The bank's advantage, its differentiating element, according to Mouton, is its size, which allows for rapid and stable decision-making over time, and its family business philosophy. "For the partners, the main objective is not immediate profitability, but sustainable development so that the bank can be handed over to the next generation of partners in better shape than it is today. Decisions are made with long-term objectives in mind."

Visibility and governance

In addition to steering the reorganisation, Nicolas Mirabaud, managing partner of the group and chairman of the board of directors of Mirabaud & Cie (Europe), has entrusted Mouton with two other strategic missions: firstly, to be the group's spokesperson in the marketplace, to be more visible, to be better integrated into the community and to develop an external communications policy.

Until now, Mirabaud has remained under the radar and has not participated in banking associations. "We will never be a major bank in the financial centre and that is not our goal. But in the niche we want to occupy, we have to make it known who we are. To attract new customers, you need to attract good bankers. To attract these bankers, we need to create the right brand awareness. We have to generate curiosity and interest. In Geneva, Mirabeau has a clear positioning: based on the family's entrepreneurial spirit, a tailor-made, high-quality service, strong expertise, a culture and values that combine tradition and modernity. This is what we want to work on in Luxembourg."

The second mission concerns governance, which Nicolas Mirabaud wants to make more modern and more productive.

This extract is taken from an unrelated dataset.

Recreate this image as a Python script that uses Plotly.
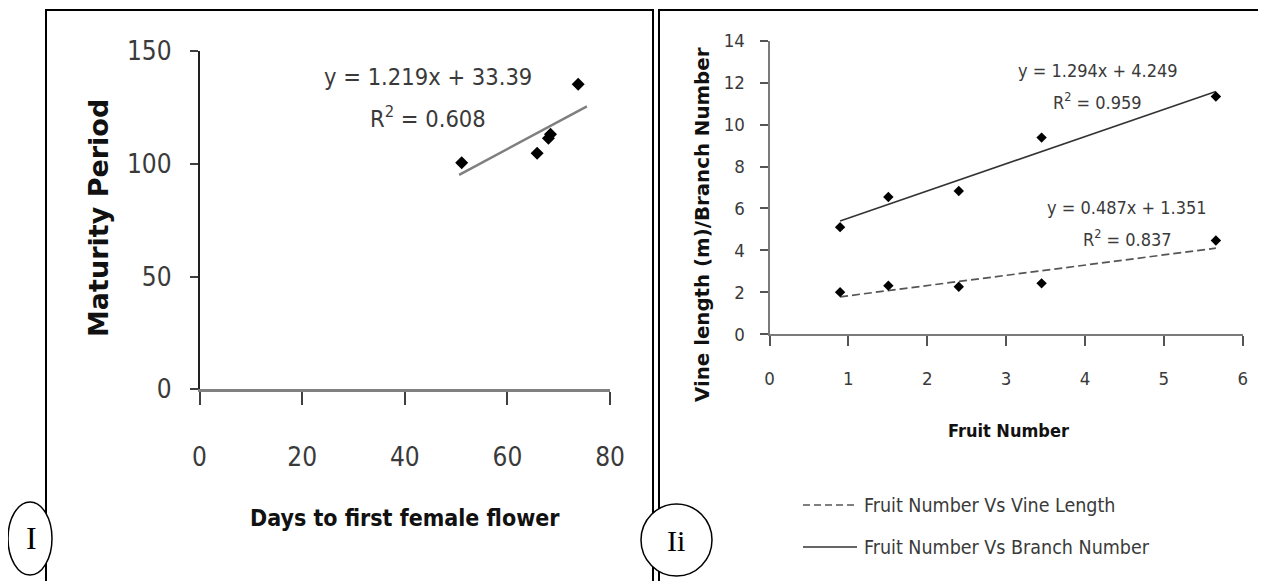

And this is where comes in. Beyond the technical knowledge, particularly in compliance, that she brings to the table, "we wanted to have an independent director who is a specialist in the field and who at the same time helps us to have more visibility in Luxembourg."

The advantage of independent directors

Khabirpour has been at work since October and says she is highly motivated by the challenge. "The size of the group, in a regulatory context where costs are extremely high, is in itself a challenge. Where is the threshold to be a group with a sustainable business plan? The business challenge is exciting. It was interesting for me to understand, with the background I have, how a bank of this size positions itself in the current situation," she explains. "And then obviously, today, everything regulatory is ‘top of the agenda’ at all banks. I think I can try to contribute something in this area."

The board of directors of Mirabaud & Cie (Europe) has a new dynamic. "Until now, the board has consisted of three representatives of the group and has functioned in the same way as in many organisations where there are only in-house representatives: a slightly more formal, theoretical and less practically oriented role than is now the case by opening up to external expertise. I think there will now be a very strong involvement in our work in relation to regulatory governance," says Mouton.

"I think in general, governance is a topic at all banks. There is, I think, an awareness in banks that governance and also the role of the board of directors needs to be strengthened. This is not necessarily new, but it is leaving the theoretical sphere to become a ‘market practice’ to bring in external expertise and enrich the quality of governance. The addition of independent directors, even if it is not mandatory for all banks--and it is not for Mirabaud--is a strong sign," states Khabirpour.

Khabirpour says: "the profitability of a bank is also an almost regulatory concern". In her role, she wants to be creative. She aims to find “creativity that combines regulatory compliance and healthy profitability."